Since the time of William James (1890), consciousness has been described as occurring in a stream. In 2013, Chomsky reminded an audience that consciousness is continuous and that it never seems to stop during wakefulness (Chomsky 2013). In all the years of giving lectures on cognition and language, he has never provided an explanation as to why this might be so. When declarative information is consolidated via the hippocampus in the neocortex, the neurons in the hippocampus transfer the information according to a stream or a replay of the same sequence that occurred during learning (Boyce et al. 2016; Girardeau et al. 2009; Louie and Wilson 2001; Wilson and McNaughton 1994). Once stored, the declarative information in the association areas of the neocortex is partitioned according to faces, places, and other sensory fragments, all imbedded within the context at the time of learning (Corkin 2002; Brecht and Freiwald 2012; Bruce et al. 1981; Freiwald and Tsao 2010; Lu and Golomb 2023; Ojemann 1991; Penfield and Robert 1966; Periera, Fedorenko et al. 2018; Rolls 2004; Schwarzlose, Kanwisher et al. 2005; Schwiedrzik, Freiwald et al. 2015; Scoville and Milner 1957; Squire et al. 2001). The order of streams of consciousness—which can lead to the execution of behaviors in a stream—is determined by the order imposed on the declarative information at the time of learning. Anyone who has prepared a university lecture will agree with this statement. And every time you deliver the lecture it will be modified according to feedback from the students to enhance communication. In short, minute details of a stream of consciousness is updated continuously, but the basic structure of the lecture will remain the same.
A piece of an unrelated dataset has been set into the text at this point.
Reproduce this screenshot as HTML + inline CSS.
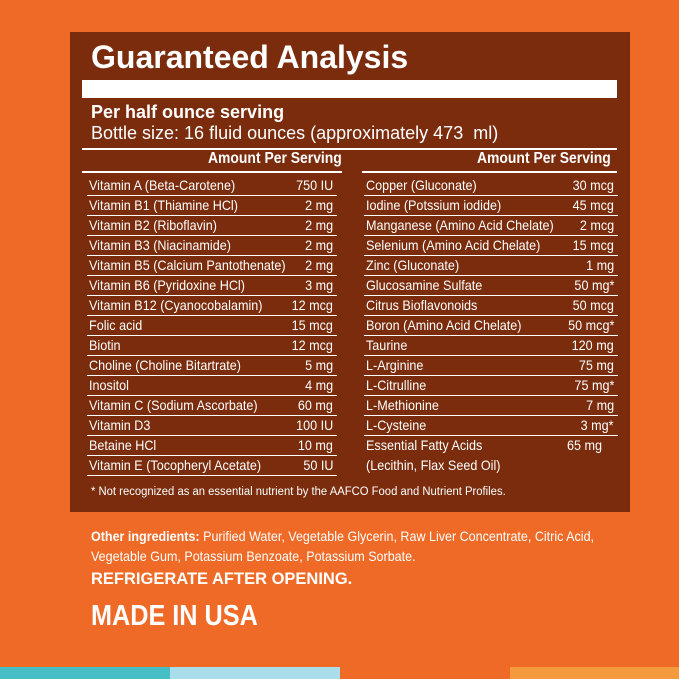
<!DOCTYPE html><html><head><style>
body{margin:0;width:679px;height:679px;background:#ee6a26;position:relative;overflow:hidden;font-family:"Liberation Sans",sans-serif;color:#fff}
.box{position:absolute;left:70px;top:32px;width:560px;height:480px;background:#7a2c0c}
.a{position:absolute;white-space:nowrap}
.row{position:absolute;height:20px;border-bottom:1.5px solid #fff;font-size:14px;line-height:20px}
.row span{position:absolute;right:4px;top:0;transform:scaleX(0.9);transform-origin:right}
.row b{font-weight:normal;position:absolute;left:2px;top:0;transform:scaleX(0.9);transform-origin:left}
.st{position:absolute;bottom:0;height:12px;width:170px}
</style></head><body>
<div class="box"></div>
<div class="a" style="left:91px;top:39px;font-size:32px;font-weight:bold">Guaranteed Analysis</div>
<div class="a" style="left:82px;top:80px;width:535px;height:18px;background:#fff"></div>
<div class="a" style="left:91px;top:102px;font-size:18px;font-weight:bold">Per half ounce serving</div>
<div class="a" style="left:91px;top:123px;font-size:18px">Bottle size: 16 fluid ounces (approximately 473&nbsp; ml)</div>
<div class="a" style="left:82px;top:148px;width:535px;height:1.5px;background:#fff"></div>
<div class="a" style="left:82px;top:171px;width:260px;height:1.5px;background:#fff"></div>
<div class="a" style="left:362px;top:171px;width:255px;height:1.5px;background:#fff"></div>
<div class="a" style="left:208px;top:150px;font-size:16px;font-weight:bold;transform:scaleX(0.87);transform-origin:left">Amount Per Serving</div>
<div class="a" style="left:477px;top:150px;font-size:16px;font-weight:bold;transform:scaleX(0.87);transform-origin:left">Amount Per Serving</div>
<div id="L"></div>
<div class="a" style="left:91px;top:486px;font-size:11.5px;transform:scaleX(0.98);transform-origin:left">* Not recognized as an essential nutrient by the AAFCO Food and Nutrient Profiles.</div>
<div class="a" style="left:91px;top:526px;font-size:14px;line-height:20px;transform:scaleX(0.895);transform-origin:left"><b>Other ingredients:</b> Purified Water, Vegetable Glycerin, Raw Liver Concentrate, Citric Acid,<br>Vegetable Gum, Potassium Benzoate, Potassium Sorbate.</div>
<div class="a" style="left:91px;top:570px;font-size:16.5px;font-weight:bold">REFRIGERATE AFTER OPENING.</div>
<div class="a" style="left:91px;top:600px;font-size:29px;font-weight:bold;transform:scaleX(0.87);transform-origin:left">MADE IN USA</div>
<div class="st" style="left:0;background:#45bec5"></div>
<div class="st" style="left:170px;background:#a8dde9"></div>
<div class="st" style="left:510px;background:#f49a3c"></div>
<script>
var l=[["Vitamin A (Beta-Carotene)","750 IU"],["Vitamin B1 (Thiamine HCl)","2 mg"],["Vitamin B2 (Riboflavin)","2 mg"],["Vitamin B3 (Niacinamide)","2 mg"],["Vitamin B5 (Calcium Pantothenate)","2 mg"],["Vitamin B6 (Pyridoxine HCl)","3 mg"],["Vitamin B12 (Cyanocobalamin)","12 mcg"],["Folic acid","15 mcg"],["Biotin","12 mcg"],["Choline (Choline Bitartrate)","5 mg"],["Inositol","4 mg"],["Vitamin C (Sodium Ascorbate)","60 mg"],["Vitamin D3","100 IU"],["Betaine HCl","10 mg"],["Vitamin E (Tocopheryl Acetate)","50 IU"]];
var r=[["Copper (Gluconate)","30 mcg"],["Iodine (Potssium iodide)","45 mcg"],["Manganese (Amino Acid Chelate)","2 mcg"],["Selenium (Amino Acid Chelate)","15 mcg"],["Zinc (Gluconate)","1 mg"],["Glucosamine Sulfate","50 mg*"],["Citrus Bioflavonoids","50 mcg"],["Boron (Amino Acid Chelate)","50 mcg*"],["Taurine","120 mg"],["L-Arginine","75 mg"],["L-Citrulline","75 mg*"],["L-Methionine","7 mg"],["L-Cysteine","3 mg*"]];
var h="";
l.forEach(function(x,i){h+='<div class="row" style="left:87px;width:250px;top:'+(175+i*20)+'px"><b>'+x[0]+'</b><span>'+x[1]+'</span></div>'});
r.forEach(function(x,i){h+='<div class="row" style="left:364px;width:254px;top:'+(175+i*20)+'px"><b>'+x[0]+'</b><span>'+x[1]+'</span></div>'});
h+='<div class="a" style="left:366px;top:435px;font-size:14px;line-height:20px;transform:scaleX(0.9);transform-origin:left">Essential Fatty Acids<br>(Lecithin, Flax Seed Oil)</div><div class="a" style="left:567px;top:435px;font-size:14px;line-height:20px;transform:scaleX(0.9);transform-origin:left">65 mg</div>';
document.getElementById("L").innerHTML=h;
</script>
</body></html>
We would suggest that as one learns a new sequence of declarative information, declarative-conscious units (neurons) are activated in the order of memorization by the neocortex. Each declarative-conscious unit that is active during a stream of consciousness is connected to a global neocortical network that contains all the information pertaining to a stream. Indeed, every learned language (e.g., English, Portuguese, Hebrew, and so on) remains in a separate neocortical network (Ojemann 1983, 1991). If we could resurrect Wilder Penfield to continue his electrical stimulation experiments on the human neocortex (Penfield 1975; Penfield and Rasmussen 1952), we would have him stimulate a string of declarative-conscious units representing a particular stream of consciousness to see if subjects can accurately report on the stream. Two points need to be made here. First, each subject will have a unique collection of neurons found in different locations of the neocortex defining a specific stream, and once activated a subject will know that he/she did not generate the stream, but that it was produced outside a subject’s volition (Penfield 1975; see Footnote 1).
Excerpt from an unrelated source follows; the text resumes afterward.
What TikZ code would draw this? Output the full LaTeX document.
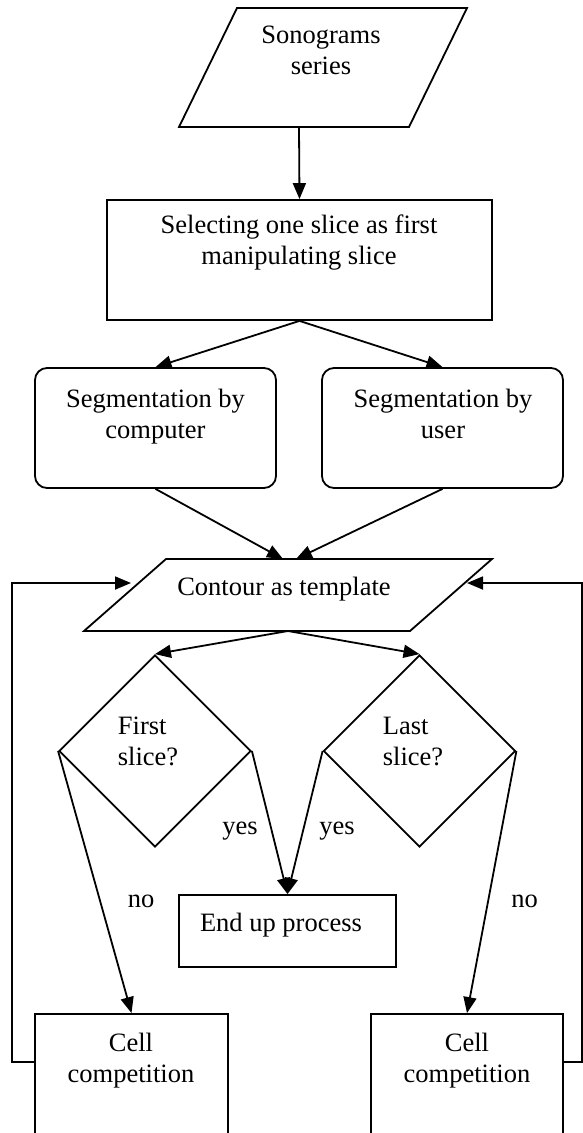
\documentclass[tikz,border=0pt]{standalone}
\usepackage{fontspec}
\setmainfont{Liberation Serif}
\usetikzlibrary{shapes.geometric,arrows.meta}
\begin{document}
\begin{tikzpicture}[x=1pt,y=-1pt,
  line width=1.8pt, line join=miter,
  box/.style={draw, rectangle, inner sep=0pt},
  rbox/.style={box, rounded corners=12pt},
  dia/.style={draw, diamond, inner sep=0pt, minimum width=192pt, minimum height=192pt},
  txt/.style={inner sep=0pt, font=\fontsize{26.5}{31}\selectfont, align=center, anchor=base},
  ltxt/.style={txt, align=left, anchor=base west},
  arr/.style={-{Triangle[length=16pt,width=13pt]}}
]
\useasboundingbox (0,0) rectangle (583,1133);
\clip (0,0) rectangle (583,1133);

% shapes
\draw (237,8) -- (467,8) -- (409,127) -- (179,127) -- cycle;
\coordinate (son) at (299,127);
\node[box, minimum width=385pt, minimum height=120pt] (sel) at (299.5,260) {};
\node[rbox, minimum width=241pt, minimum height=120pt] (segc) at (155.5,428) {};
\node[rbox, minimum width=241pt, minimum height=120pt] (segu) at (442.5,428) {};
\draw (166,559) -- (492,559) -- (410,631) -- (84,631) -- cycle;
\coordinate (cin1) at (283,559);
\coordinate (cin2) at (296,559);
\coordinate (cout) at (288,631);
\coordinate (cl) at (131,583);
\coordinate (cr) at (467,583);
\coordinate (cornerL) at (12,583);
\coordinate (cornerR) at (582,583);
\node[dia] (first) at (155,751) {};
\node[dia] (last) at (419.5,751) {};
\node[box, minimum width=217pt, minimum height=72pt] (end) at (287.5,931) {};
\node[box, minimum width=193pt, minimum height=140pt] (cellL) at (131.5,1084) {};
\node[box, minimum width=192pt, minimum height=140pt] (cellR) at (467,1084) {};

% connectors
\draw[arr] (son) -- (sel.north);
\draw[arr] (sel.south) -- (segc.north);
\draw[arr] (sel.south) -- (segu.north);
\draw[arr] (segc.south) -- (cin1);
\draw[arr] (segu.south) -- (cin2);
\draw[arr] (cout) -- (first.north);
\draw[arr] (cout) -- (last.north);
\draw[arr] (first.east) -- (end.north);
\draw[arr] (last.west) -- (end.north);
\draw[arr] (first.west) -- (cellL.north);
\draw[arr] (last.east) -- (cellR.north);
\draw[arr] ([yshift=22pt]cellL.west) -| (cornerL) -- (cl);
\draw[arr] ([yshift=22pt]cellR.east) -| (cornerR) -- (cr);

% texts (base anchor = baseline of the last line)
\node[txt] (t-son) at (321,74) {Sonograms\\series};
\node[txt] (t-sel) at (299,264) {Selecting one slice as first\\manipulating slice};
\node[txt] (t-segc) at (155.5,438) {Segmentation by\\computer};
\node[txt] (t-segu) at (443,438) {Segmentation by\\user};
\node[txt] (t-con) at (284,595) {Contour as template};
\node[ltxt] (t-first) at (117,765) {First\\slice?};
\node[ltxt] (t-last) at (382,765) {Last\\slice?};
\node[txt] (yes1) at (240,834) {yes};
\node[txt] (yes2) at (337,834) {yes};
\node[txt] (no1) at (141,907) {no};
\node[txt] (no2) at (524.5,907) {no};
\node[txt] (t-end) at (281,931) {End up process};
\node[txt] (t-cl) at (131,1082) {Cell\\competition};
\node[txt] (t-cr) at (467,1082) {Cell\\competition};
\end{tikzpicture}
\end{document}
Now to address Chomsky’s comment on why consciousness is continuous and that it never seems to stop during wakefulness (Chomsky 2013). The neocortex has stored within it a lifetime of conscious streaming that is spontaneously generated throughout one’s life, and it is designed to be continuously active from a metabolic point of view, even when one is immobile (Herculano-Houzel 2011; see Footnote 2). The stream of consciousness produced must be related to what one is learning on a particular day (Hebb 1949, 1968), but two individuals confronted with the same problem will solve it differently, since each has a distinct neural constitution based on a differential history. That is why people like Einstein, Kasparov, Pelé, and Bolt are one of a kind, as are each of us.

Footnote 1: Rhesus monkeys discriminate between a phosphene generated by electrical activation of the visual cortex and the presentation of a visual target that similarly activates the neurons mediating the phosphene experience (Tehovnik and Slocum 2013). What this means is that when developing visual prosthetics for the blind, expect a period during which a patient will need to learn how to use the device. A patient with a new cochlear implant may require up to two years to re-learn a language, since the sounds induced by the electrical stimulation of the auditory nerve differ from the sound experienced by an intact auditory system.
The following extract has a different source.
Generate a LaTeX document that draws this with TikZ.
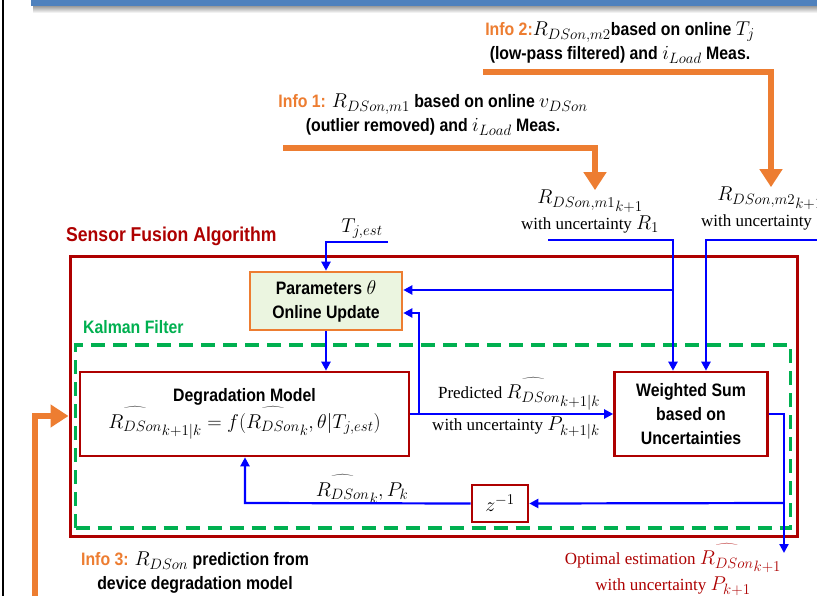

Footnote 2: Motor neurons are only active when one is moving. Activity of the neocortex that is not directly related to motor activity (but related to conscious reflection) is a problem for brain machine interfaces as used to restore motor function to paralyzed patients. Nevertheless, during wakefulness (but not during sleep) there is a correlation between neural activity and muscle activity in M1 (Jackson et al. 2007), which explains why many brain-machine-interface studies implant M1 (Tehovnik et al. 2013).